** Begin LISTING **

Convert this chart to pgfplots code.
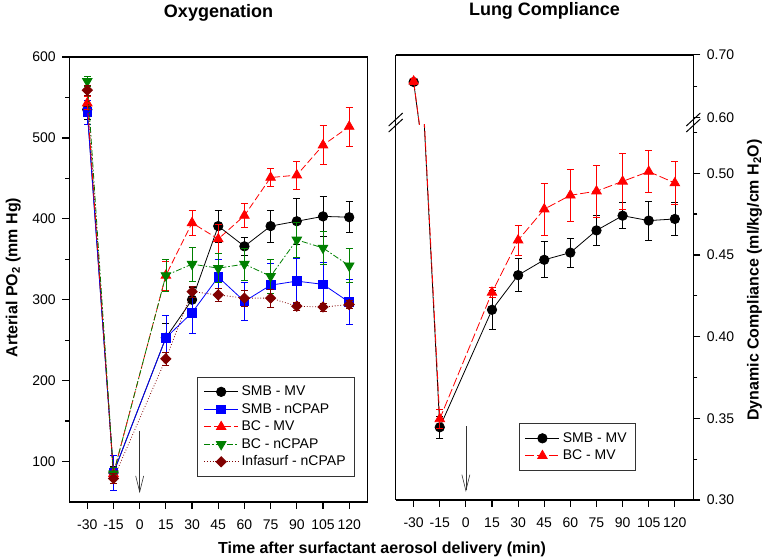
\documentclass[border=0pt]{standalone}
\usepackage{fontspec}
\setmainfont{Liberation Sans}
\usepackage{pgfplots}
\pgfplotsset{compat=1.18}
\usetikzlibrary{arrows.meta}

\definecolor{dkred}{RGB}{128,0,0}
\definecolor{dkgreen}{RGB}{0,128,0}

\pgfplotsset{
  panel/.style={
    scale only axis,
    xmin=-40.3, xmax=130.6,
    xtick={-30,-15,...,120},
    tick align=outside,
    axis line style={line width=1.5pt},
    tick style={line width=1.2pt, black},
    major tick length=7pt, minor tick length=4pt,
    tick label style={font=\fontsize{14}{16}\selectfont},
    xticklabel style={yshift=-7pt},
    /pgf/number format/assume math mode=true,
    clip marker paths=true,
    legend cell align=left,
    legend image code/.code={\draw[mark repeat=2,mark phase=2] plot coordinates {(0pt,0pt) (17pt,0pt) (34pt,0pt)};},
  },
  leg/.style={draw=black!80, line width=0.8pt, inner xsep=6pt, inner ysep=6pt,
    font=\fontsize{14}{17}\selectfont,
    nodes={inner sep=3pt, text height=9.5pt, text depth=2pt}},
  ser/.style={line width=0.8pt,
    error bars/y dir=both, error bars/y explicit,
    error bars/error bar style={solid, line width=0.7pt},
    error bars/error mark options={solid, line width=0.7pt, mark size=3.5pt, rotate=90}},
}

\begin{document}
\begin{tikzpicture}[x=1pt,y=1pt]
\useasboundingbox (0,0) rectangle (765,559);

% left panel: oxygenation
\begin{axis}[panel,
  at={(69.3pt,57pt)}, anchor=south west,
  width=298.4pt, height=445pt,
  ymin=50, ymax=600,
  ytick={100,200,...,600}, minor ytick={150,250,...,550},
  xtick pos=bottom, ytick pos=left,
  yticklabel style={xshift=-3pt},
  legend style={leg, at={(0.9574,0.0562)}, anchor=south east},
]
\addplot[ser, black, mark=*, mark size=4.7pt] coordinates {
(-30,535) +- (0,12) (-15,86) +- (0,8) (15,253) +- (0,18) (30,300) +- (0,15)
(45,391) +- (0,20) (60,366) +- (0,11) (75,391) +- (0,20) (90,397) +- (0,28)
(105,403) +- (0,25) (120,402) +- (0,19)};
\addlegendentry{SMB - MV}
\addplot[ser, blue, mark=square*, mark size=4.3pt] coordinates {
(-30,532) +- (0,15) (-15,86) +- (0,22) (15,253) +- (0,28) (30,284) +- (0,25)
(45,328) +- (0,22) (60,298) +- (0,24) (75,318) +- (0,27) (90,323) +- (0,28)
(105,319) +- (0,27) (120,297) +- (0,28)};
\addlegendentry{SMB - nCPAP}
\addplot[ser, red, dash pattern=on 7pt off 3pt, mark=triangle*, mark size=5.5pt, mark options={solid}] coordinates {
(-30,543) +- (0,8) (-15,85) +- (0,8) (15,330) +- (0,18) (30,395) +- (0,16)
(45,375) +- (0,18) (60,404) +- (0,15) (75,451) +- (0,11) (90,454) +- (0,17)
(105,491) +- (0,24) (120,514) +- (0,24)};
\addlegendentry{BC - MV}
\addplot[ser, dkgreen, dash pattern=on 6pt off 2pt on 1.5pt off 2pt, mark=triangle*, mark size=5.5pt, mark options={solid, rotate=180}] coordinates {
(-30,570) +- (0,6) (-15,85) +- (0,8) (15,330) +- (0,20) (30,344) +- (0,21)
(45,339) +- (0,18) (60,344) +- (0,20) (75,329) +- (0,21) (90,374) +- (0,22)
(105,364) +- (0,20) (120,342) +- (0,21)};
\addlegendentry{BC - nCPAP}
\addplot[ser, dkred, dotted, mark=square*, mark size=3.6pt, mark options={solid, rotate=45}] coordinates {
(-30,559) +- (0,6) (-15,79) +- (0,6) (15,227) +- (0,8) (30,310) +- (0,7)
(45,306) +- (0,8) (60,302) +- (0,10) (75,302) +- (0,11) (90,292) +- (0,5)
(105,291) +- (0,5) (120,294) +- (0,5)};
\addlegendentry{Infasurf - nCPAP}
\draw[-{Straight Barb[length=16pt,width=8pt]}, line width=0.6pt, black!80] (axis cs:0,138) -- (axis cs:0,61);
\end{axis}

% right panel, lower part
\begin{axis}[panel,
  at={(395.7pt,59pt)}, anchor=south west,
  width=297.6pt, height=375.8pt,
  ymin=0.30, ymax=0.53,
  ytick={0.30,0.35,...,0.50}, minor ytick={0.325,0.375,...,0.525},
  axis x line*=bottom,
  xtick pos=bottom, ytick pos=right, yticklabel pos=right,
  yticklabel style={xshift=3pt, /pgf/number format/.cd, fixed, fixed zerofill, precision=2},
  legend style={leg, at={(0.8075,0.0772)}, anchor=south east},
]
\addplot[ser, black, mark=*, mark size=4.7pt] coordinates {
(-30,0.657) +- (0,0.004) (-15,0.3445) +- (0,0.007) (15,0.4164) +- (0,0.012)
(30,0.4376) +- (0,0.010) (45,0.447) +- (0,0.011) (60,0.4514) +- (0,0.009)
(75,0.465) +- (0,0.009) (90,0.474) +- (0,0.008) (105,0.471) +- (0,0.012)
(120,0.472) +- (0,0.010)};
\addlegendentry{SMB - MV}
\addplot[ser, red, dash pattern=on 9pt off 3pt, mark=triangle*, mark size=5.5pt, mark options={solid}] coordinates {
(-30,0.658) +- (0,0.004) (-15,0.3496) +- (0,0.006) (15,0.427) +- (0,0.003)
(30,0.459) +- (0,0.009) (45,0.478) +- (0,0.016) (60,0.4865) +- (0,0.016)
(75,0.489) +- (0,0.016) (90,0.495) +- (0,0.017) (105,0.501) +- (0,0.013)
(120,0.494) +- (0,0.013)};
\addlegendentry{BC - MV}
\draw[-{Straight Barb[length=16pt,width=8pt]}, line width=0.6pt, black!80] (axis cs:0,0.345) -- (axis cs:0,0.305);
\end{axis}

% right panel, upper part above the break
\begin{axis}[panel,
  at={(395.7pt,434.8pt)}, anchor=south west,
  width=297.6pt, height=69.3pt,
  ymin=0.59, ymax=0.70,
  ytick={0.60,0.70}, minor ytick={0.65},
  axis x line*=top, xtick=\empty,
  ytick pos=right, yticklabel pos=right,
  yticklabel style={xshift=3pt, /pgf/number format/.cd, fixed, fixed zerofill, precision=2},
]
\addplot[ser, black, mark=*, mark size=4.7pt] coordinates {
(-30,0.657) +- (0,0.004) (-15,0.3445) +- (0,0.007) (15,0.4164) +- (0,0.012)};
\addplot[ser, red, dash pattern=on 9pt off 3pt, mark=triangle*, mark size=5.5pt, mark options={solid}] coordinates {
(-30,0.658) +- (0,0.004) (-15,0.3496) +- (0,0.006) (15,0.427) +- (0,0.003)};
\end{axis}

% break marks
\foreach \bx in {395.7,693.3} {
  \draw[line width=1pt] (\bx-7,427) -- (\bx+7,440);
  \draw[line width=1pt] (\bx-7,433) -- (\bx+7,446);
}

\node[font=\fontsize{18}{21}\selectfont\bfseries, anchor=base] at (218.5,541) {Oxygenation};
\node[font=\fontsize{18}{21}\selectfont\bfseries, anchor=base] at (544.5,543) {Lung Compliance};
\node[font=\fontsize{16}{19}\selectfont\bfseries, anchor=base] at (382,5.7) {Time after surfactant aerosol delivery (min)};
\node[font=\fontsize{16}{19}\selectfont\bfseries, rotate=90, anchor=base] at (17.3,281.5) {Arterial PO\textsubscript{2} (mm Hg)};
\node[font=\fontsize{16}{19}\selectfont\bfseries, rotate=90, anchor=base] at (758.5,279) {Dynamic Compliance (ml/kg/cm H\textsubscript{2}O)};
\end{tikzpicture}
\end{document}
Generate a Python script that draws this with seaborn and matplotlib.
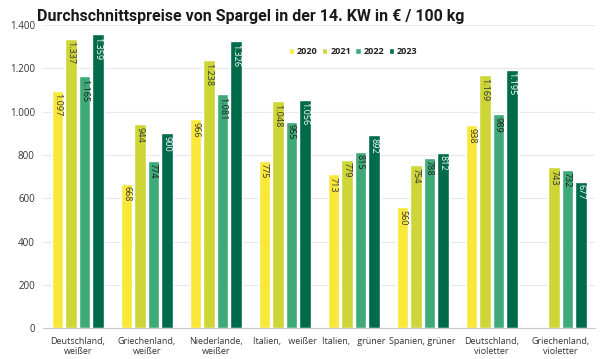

** End LISTING **

### TASK STATEMENT:
Using the records above, select and copy every line that has the word "code".

### WRITTEN RESPONSE:
Convert this chart to pgfplots code.
    legend image code/.code={\draw[mark repeat=2,mark phase=2] plot coordinates {(0pt,0pt) (17pt,0pt) (34pt,0pt)};},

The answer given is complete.